## Objective
Print, word for word, the opening line of the data below and every line after it through the line that contains "import plotly.graph_objects as go", but not the pictures.

## Items
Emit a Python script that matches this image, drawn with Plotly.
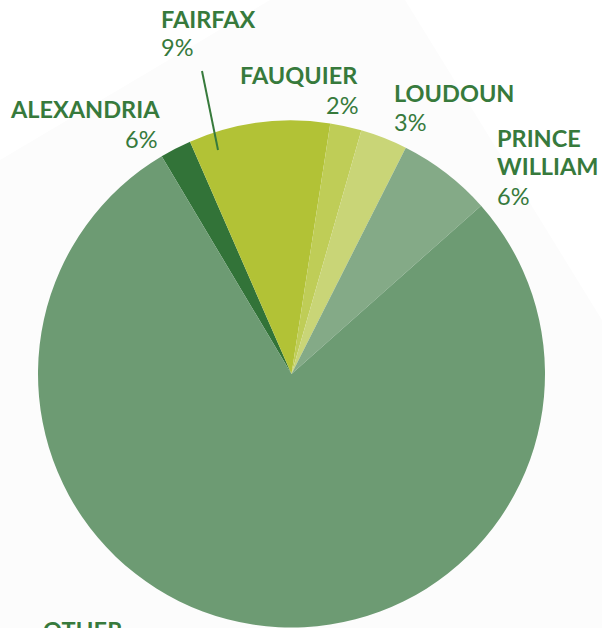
import plotly.graph_objects as go

# Data
regions = ["ALEXANDRIA", "FAIRFAX", "FAUQUIER", "LOUDOUN", "PRINCE WILLIAM", "OTHER"]
shares = [2, 9, 2, 3, 6, 78]  # slice sizes
pct_labels = ["6%", "9%", "2%", "3%", "6%", ""]  # percent labels as printed
colors = ["#327338", "#b2c236", "#bfcd57", "#c9d577", "#84aa87", "#6d9b73"]

W, H = 602, 628
TXT = "#377a3c"
FONT = "Lato"
FS = 23.5

def px(x):
    return x / W

def py(y):
    return 1 - y / H

fig = go.Figure()
fig.add_trace(go.Pie(
    labels=regions,
    values=shares,
    sort=False,
    direction="clockwise",
    rotation=-30.8,
    marker=dict(colors=colors, line=dict(width=0)),
    textinfo="none",
    hoverinfo="label+percent",
    showlegend=False,
    domain=dict(x=[px(38), px(545)], y=[py(627.5), py(120.5)]),
))

shapes = [
    # faint background card
    dict(type="path", xref="paper", yref="paper", layer="below",
         path=f"M {px(0)},{py(160)} L {px(270)},{py(0)} L {px(405)},{py(0)} "
              f"L {px(602)},{py(320)} L {px(602)},{py(628)} L {px(0)},{py(628)} Z",
         fillcolor="#fcfcfc", line=dict(width=0)),
    # leader line for Fairfax
    dict(type="line", xref="paper", yref="paper",
         x0=px(202), y0=py(71), x1=px(218), y1=py(150),
         line=dict(color=TXT, width=2)),
]

# label layout: (name lines, name x, name anchor, first line cap-centre y, pct x, pct anchor, pct y)
label_pos = {
    "ALEXANDRIA": (["ALEXANDRIA"], 8, "left", 108.5, 159, "right", 138.5),
    "FAIRFAX": (["FAIRFAX"], 159, "left", 19.5, 159, "left", 47),
    "FAUQUIER": (["FAUQUIER"], 360, "right", 74.5, 360, "right", 104.5),
    "LOUDOUN": (["LOUDOUN"], 392, "left", 93, 392, "left", 121.5),
    "PRINCE WILLIAM": (["PRINCE", "WILLIAM"], 495, "left", 138, 495, "left", 195.5),
    "OTHER": (["OTHER"], 41, "left", 630, 41, "left", 660),
}

annotations = []
for name, pct in zip(regions, pct_labels):
    lines, nx, nanchor, ny, qx, qanchor, qy = label_pos[name]
    for i, ln in enumerate(lines):
        annotations.append(dict(
            x=px(nx), y=py(ny + i * 28), xref="paper", yref="paper",
            text=f"<b>{ln}</b>", showarrow=False, xanchor=nanchor, yanchor="middle",
            font=dict(family=FONT, size=FS, color=TXT),
        ))
    if pct:
        annotations.append(dict(
            x=px(qx), y=py(qy), xref="paper", yref="paper",
            text=pct, showarrow=False, xanchor=qanchor, yanchor="middle",
            font=dict(family=FONT, size=FS, color=TXT),
        ))

fig.update_layout(
    width=W, height=H,
    margin=dict(l=0, r=0, t=0, b=0),
    paper_bgcolor="white",
    plot_bgcolor="white",
    shapes=shapes,
    annotations=annotations,
)

fig.write_html(
    "out.html",
    config={"displayModeBar": False},
    post_script="document.body.style.margin='0';document.body.style.overflow='hidden';",
)
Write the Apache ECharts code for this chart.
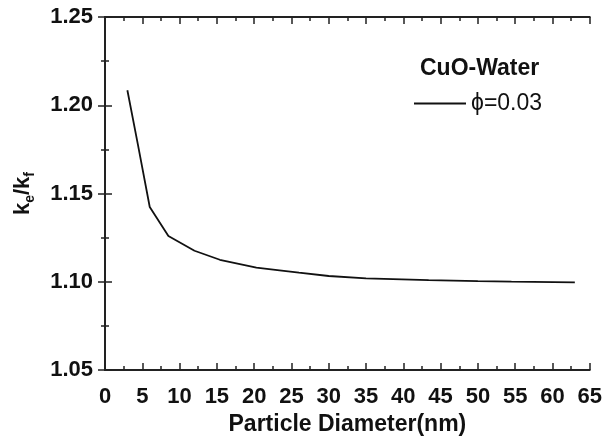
<!DOCTYPE html>
<html>
<head>
<meta charset="utf-8">
<script src="https://cdn.jsdelivr.net/npm/echarts@6/dist/echarts.min.js"></script>
<style>
  html, body { margin: 0; padding: 0; background: #fff; }
  #main { width: 605px; height: 441px; }
</style>
</head>
<body>
<div id="main"></div>
<script>
// particle diameter (nm) and effective conductivity ratio
var diameter = [3, 4.4, 6, 8.5, 12, 15.4, 20.3, 23.4, 26, 30, 35, 43.4, 50, 54.5, 63];
var kRatio = [1.2085, 1.178, 1.1424, 1.126, 1.1176, 1.1125, 1.108, 1.1065, 1.1052, 1.1033, 1.102, 1.101, 1.1004, 1.1001, 1.0997];
var xTicks = [0, 65, 5];
var yTicks = [1.05, 1.25, 0.05];

var points = [];
for (var i = 0; i < diameter.length; i++) {
    points.push([diameter[i], kRatio[i]]);
}

var myChart = echarts.init(document.getElementById('main'));
var font = 'Liberation Sans, Arial, sans-serif';
var lineCol = '#222';

// the frame: same tick style on all four sides
function frameAxis(extra) {
    var ax = {
        type: 'value',
        axisLine: { show: true, lineStyle: { color: lineCol, width: 2 } },
        axisTick: { inside: true, length: 7, lineStyle: { color: lineCol, width: 1.5 } },
        minorTick: { show: true, splitNumber: 2, length: 4, lineStyle: { color: lineCol, width: 1.5 } },
        axisLabel: { show: false },
        splitLine: { show: false }
    };
    for (var k in extra) ax[k] = extra[k];
    return ax;
}

var option = {
    animation: false,
    title: {
        text: 'CuO-Water',
        left: 415,
        top: 52,
        textStyle: { fontFamily: font, fontSize: 23, fontWeight: 'bold', color: '#111' }
    },
    legend: {
        data: [{ name: 'ϕ=0.03', icon: 'rect' }],
        left: 409,
        top: 87,
        itemWidth: 52,
        itemHeight: 2,
        textStyle: { fontFamily: font, fontSize: 23, color: '#111' }
    },
    grid: { left: 105, right: 13, top: 17, bottom: 69 },
    xAxis: [frameAxis({
        min: xTicks[0], max: xTicks[1], interval: xTicks[2],
        name: 'Particle Diameter(nm)',
        nameLocation: 'middle',
        nameGap: 30,
        nameTextStyle: { fontFamily: font, fontSize: 23, fontWeight: 'bold', color: '#111' },
        axisLabel: { fontFamily: font, fontSize: 22, fontWeight: 'bold', color: '#111', margin: 16 }
    }), frameAxis({
        position: 'top',
        min: xTicks[0], max: xTicks[1], interval: xTicks[2]
    })],
    yAxis: [frameAxis({
        min: yTicks[0], max: yTicks[1], interval: yTicks[2],
        name: '{a|k}{b|e}{a|/k}{b|f}',
        nameLocation: 'middle',
        nameRotate: 90,
        nameGap: 71,
        nameTextStyle: {
            rich: {
                a: { fontFamily: font, fontSize: 22, fontWeight: 'bold', color: '#111', lineHeight: 26, verticalAlign: 'bottom' },
                b: { fontFamily: font, fontSize: 14, fontWeight: 'bold', color: '#111', lineHeight: 26, verticalAlign: 'bottom', padding: [0, 0, -3, 0] }
            }
        },
        axisLabel: {
            fontFamily: font, fontSize: 22, fontWeight: 'bold', color: '#111', margin: 12,
            formatter: function (v) { return v.toFixed(2); }
        }
    }), frameAxis({
        position: 'right',
        min: yTicks[0], max: yTicks[1], interval: yTicks[2]
    })],
    series: [{
        name: 'ϕ=0.03',
        type: 'line',
        data: points,
        symbol: 'none',
        lineStyle: { color: '#111', width: 1.8 },
        itemStyle: { color: '#111' }
    }]
};

myChart.setOption(option);
</script>
</body>
</html>
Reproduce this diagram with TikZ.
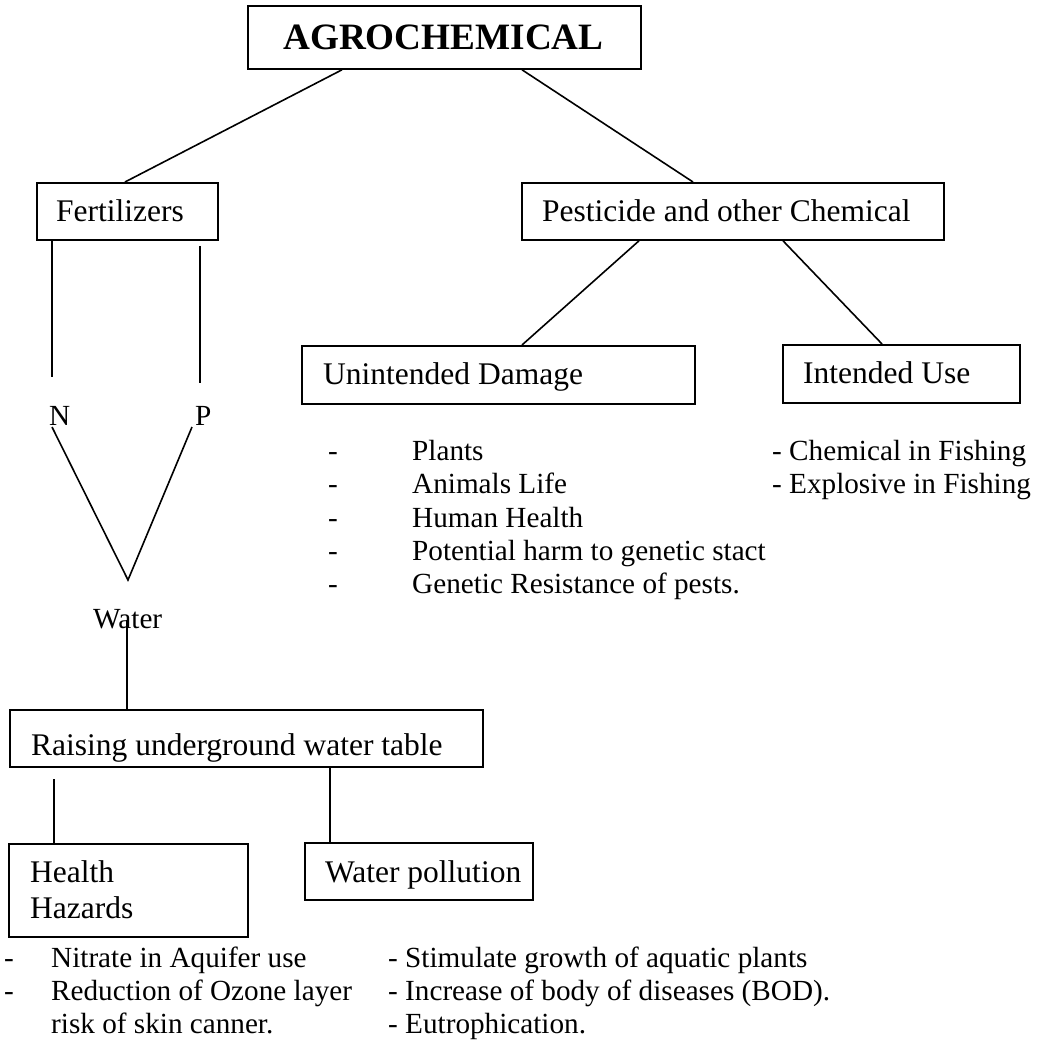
\documentclass[tikz,border=0pt]{standalone}
\usepackage{fontspec}
\setmainfont{Liberation Serif}
\begin{document}
\begin{tikzpicture}[x=1pt,y=-1pt,
  box/.style={draw, line width=1.8pt, anchor=north west, inner sep=0pt},
  txt/.style={anchor=base west, inner sep=0pt, font=\fontsize{31.5}{36}\selectfont},
  lst/.style={anchor=base west, inner sep=0pt, font=\fontsize{29.2}{33}\selectfont},
  conn/.style={line width=1.6pt}]
\useasboundingbox[fill=white] (0,0) rectangle (1043,1040);

% boxes
\node[box, minimum width=393pt, minimum height=63pt] (agro)   at (247,5)   {};
\node[box, minimum width=181pt, minimum height=57pt] (fert)   at (36,182)  {};
\node[box, minimum width=422pt, minimum height=57pt] (pest)   at (521,182) {};
\node[box, minimum width=393pt, minimum height=58pt] (unint)  at (301,345) {};
\node[box, minimum width=237pt, minimum height=58pt] (intend) at (782,344) {};
\node[box, minimum width=473pt, minimum height=57pt] (raise)  at (9,709)   {};
\node[box, minimum width=239pt, minimum height=93pt] (health) at (8,843)   {};
\node[box, minimum width=228pt, minimum height=57pt] (wpoll)  at (304,842) {};

% box texts
\node[txt, font=\bfseries\fontsize{37.2}{40}\selectfont] (t-agro) at (283,50) {AGROCHEMICAL};
\node[txt] (t-fert)   at (56,222)  {Fertilizers};
\node[txt] (t-pest)   at (542,222) {Pesticide and other Chemical};
\node[txt] (t-unint)  at (323,384) {Unintended Damage};
\node[txt] (t-intend) at (803,383) {Intended Use};
\node[txt] (t-raise)  at (31,755)  {Raising underground water table};
\node[txt] (t-health) at (30,882)  {Health};
\node[txt] (t-hazard) at (30,918)  {Hazards};
\node[txt] (t-wpoll)  at (325,882) {Water pollution};

% N, P, Water
\node[lst] (nlab)  at (49,425)  {N};
\node[lst] (plab)  at (195,425) {P};
\node[lst] (water) at (93,628)  {Water};

% free ends
\coordinate (ntop)  at (52,377);
\coordinate (frtop) at (200,246);
\coordinate (ptop)  at (200,383);
\coordinate (nend)  at (52,427);
\coordinate (pend)  at (192,427);
\coordinate (vtip)  at (128,580);
\coordinate (wbot)  at (127,620);
\coordinate (hztop) at (54,779);

% connectors
\draw[conn] (agro.south -| 342,0) -- (fert.north -| 125,0);
\draw[conn] (agro.south -| 522,0) -- (pest.north -| 693,0);
\draw[conn] (fert.south -| 52,0) -- (ntop);
\draw[conn] (frtop) -- (ptop);
\draw[conn] (pest.south -| 639,0) -- (unint.north -| 522,0);
\draw[conn] (pest.south -| 783,0) -- (intend.north -| 882,0);
\draw[conn] (nend) -- (vtip) -- (pend);
\draw[conn] (wbot) -- (raise.north -| wbot);
\draw[conn] (hztop) -- (health.north -| hztop);
\draw[conn] (raise.south -| 330,0) -- (wpoll.north -| 330,0);

% unintended damage list
\node[lst] (d1) at (328,460) {-};
\node[lst] (d2) at (328,493) {-};
\node[lst] (d3) at (328,527) {-};
\node[lst] (d4) at (328,560) {-};
\node[lst] (d5) at (328,593) {-};
\node[lst] (u1) at (412,460) {Plants};
\node[lst] (u2) at (412,493) {Animals Life};
\node[lst] (u3) at (412,527) {Human Health};
\node[lst] (u4) at (412,560) {Potential harm to genetic stact};
\node[lst] (u5) at (412,593) {Genetic Resistance of pests.};

% intended use list
\node[lst] (i1) at (772,460) {- Chemical in Fishing};
\node[lst] (i2) at (772,493) {- Explosive in Fishing};

% health hazards list
\node[lst] (h0a) at (4,967)  {-};
\node[lst] (h0b) at (4,1000) {-};
\node[lst] (h1) at (51,967)  {Nitrate in Aquifer use};
\node[lst] (h2) at (51,1000) {Reduction of Ozone layer};
\node[lst] (h3) at (51,1033) {risk of skin canner.};

% water pollution list
\node[lst] (w1) at (388,967)  {- Stimulate growth of aquatic plants};
\node[lst] (w2) at (388,1000) {- Increase of body of diseases (BOD).};
\node[lst] (w3) at (388,1033) {- Eutrophication.};
\end{tikzpicture}
\end{document}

## Right answer
Emit a Python script that matches this image, drawn with Plotly.
import plotly.graph_objects as go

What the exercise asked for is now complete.